Greg Zemor, co-founder and CEO of online marketplace management solution Neteven, discusses the best approach to European expansion online.
With an estimated 264 million online shoppers in Europe, there is unquestionably a huge market right on the doorstep of British lingerie retailers. While expanding in the physical world is a topic that is often written about, with shop locations, branding, staffing and logistics cited as key factors to consider, less has been said about the various approaches to online expansion.
Although the online market is a different ball game to bricks and mortar, digital retailers need to undertake the same level of preparation and planning as their physical store counterparts when seeking to expand into new countries.
The mistake that online retailers often make is to treat Europe as one homogenous market, where consumers behave in the same way and demand the same products. This is not the case. Expanding an online offering into Europe requires much more than localising an e-commerce website. It requires localised marketing, pricing structures, customer service and logistics.
As daunting as expanding across Europe sounds, the fact is that there is plenty of support and technology out there to ensure that every online retailer can compete with one another.
Just as bricks and mortar retailers need to choose the right locations for their stores in each country, online retailers need to be mindful of where and when their potential customers will see their products. It is not enough to have a website and some SEO and hope that customers will visit and buy their products. The key is to distribute products on pan-European marketplaces.
For online retailers that only sell lingerie, there could be a temptation to distribute products on specialist marketplaces. However, even if distributing products through specialist marketplaces can seem logical, it unnecessarily locks out a large swathe of potential customers.
A holistic approach to distributing products is essential, especially if you seek to expand your business across a large number of European territories. Indeed, the way European end-consumers use a marketplace varies dramatically from one country to another. For example, in the UK, Amazon is more popular for electronics than clothing and accessories, but in France, the opposite is true.
By selling through a variety of different online marketplaces, you can tap into their existing audiences, rather than trying to attract a whole new audience on your own.
In France, lingerie wares are the most bought product category, and it represented around 20% of online sales in the Q1 of 2014, according to FEVAD [La Fédération du e-commerce et de la vente à distance]. Therefore, it is crucial to consider French fashion marketplaces like La Redoute or Galeries Lafayette.
Undoubtedly, on first reading, this approach can seem expensive and time-consuming. Luckily, there is a host of technologies available that will help create and maintain marketing distribution strategies in line with your budget. Some of this same technology can also help to control prices and promotions by country.
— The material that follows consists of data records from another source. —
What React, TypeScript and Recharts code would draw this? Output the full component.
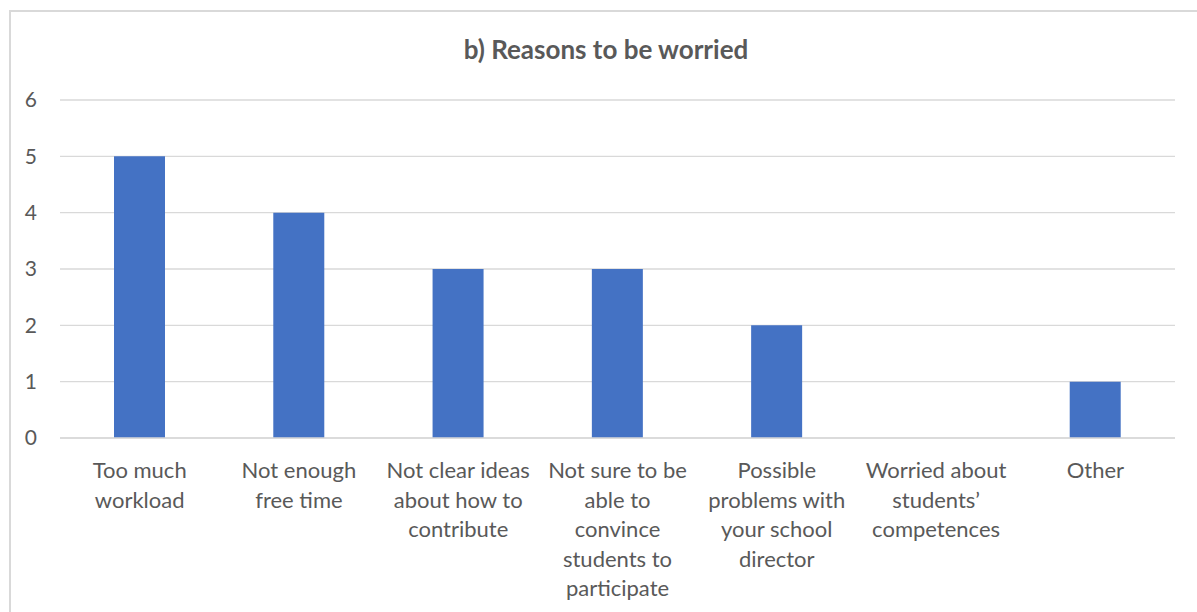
import { BarChart, Bar, XAxis, YAxis, CartesianGrid } from "recharts";

const categories = [
  "Too much\nworkload",
  "Not enough\nfree time",
  "Not clear ideas\nabout how to\ncontribute",
  "Not sure to be\nable to\nconvince\nstudents to\nparticipate",
  "Possible\nproblems with\nyour school\ndirector",
  "Worried about\nstudents’\ncompetences",
  "Other",
];

const counts = [5, 4, 3, 3, 2, 0, 1];

const yTicks = [0, 1, 2, 3, 4, 5, 6];

const data = categories.map((name, i) => ({ name, value: counts[i] }));

const FONT = "Lato, 'Open Sans', sans-serif";
const TEXT = "#595959";

function CategoryTick(props: any) {
  const { x, payload } = props;
  const lines = String(payload.value).split("\n");
  return (
    <text x={x} y={478} textAnchor="middle" fill={TEXT} fontSize={22} fontFamily={FONT}>
      {lines.map((line, i) => (
        <tspan key={i} x={x} dy={i === 0 ? 0 : 29.5}>
          {line}
        </tspan>
      ))}
    </text>
  );
}

export default function App() {
  return (
    <div style={{ position: "absolute", left: 0, top: 0, width: 1197, height: 612, overflow: "hidden", background: "#fff" }}>
      {/* chart frame, right and bottom edges fall outside the picture */}
      <div
        style={{
          position: "absolute",
          left: 9,
          top: 10,
          width: 1200,
          height: 700,
          borderLeft: "2px solid #d9d9d9",
          borderTop: "2px solid #d9d9d9",
        }}
      />
      <div
        style={{
          position: "absolute",
          left: 0,
          width: 1212,
          top: 33,
          textAlign: "center",
          fontFamily: FONT,
          fontWeight: 700,
          fontSize: 26,
          lineHeight: "32px",
          color: TEXT,
        }}
      >
        b) Reasons to be worried
      </div>
      <div style={{ position: "absolute", left: 0, top: 0 }}>
        <BarChart
          width={1197}
          height={612}
          data={data}
          margin={{ top: 100, right: 22, bottom: 0, left: 0 }}
          barCategoryGap={54}
        >
          <CartesianGrid vertical={false} stroke="#d9d9d9" strokeWidth={1.3} />
          <XAxis
            dataKey="name"
            axisLine={{ stroke: "#d9d9d9", strokeWidth: 1.3 }}
            tickLine={false}
            height={174}
            interval={0}
            tick={<CategoryTick />}
          />
          <YAxis
            domain={[0, 6]}
            ticks={yTicks}
            axisLine={false}
            tickLine={false}
            width={60}
            tickMargin={17}
            tick={{ fontSize: 21, fill: TEXT, fontFamily: FONT }}
          />
          <Bar dataKey="value" fill="#4472c4" isAnimationActive={false} />
        </BarChart>
      </div>
    </div>
  );
}
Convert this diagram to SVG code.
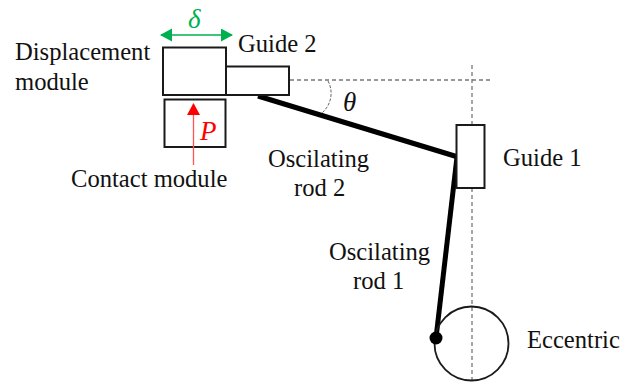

A retailer’s capacity to compete on a pan-European level will be based on both the number of channels that they are able to sell their product through and the number of delivery methods available. For this reason, selling through online marketplaces is an effective channel as you can leverage the marketplaces’ existing delivery infrastructure. Similarly, a number of marketplaces offer in-house custom service, which is particularly useful for overcoming one of the biggest hurdles of operating in Europe – language barriers.
From a logistics point of view, it is also worth knowing about European Article Number EAN matching, offered by marketplaces such as PriceMinister, and Rue du Commerce. Using EAN, merchants do not need to translate product data into different languages – simply input one set of data with an EAN and the marketplace does the rest.
For any successful British lingerie brands hoping to expand into Europe and widen the reach of their products, it’s important to consider a multi-faceted approach. Opening new, physical locations in key European cities, establishing a multi-lingual website, which delivers across Europe and, above all, marketing products through a combination of specialist and generalist marketplaces, will help ensure that products reach a relevant audience.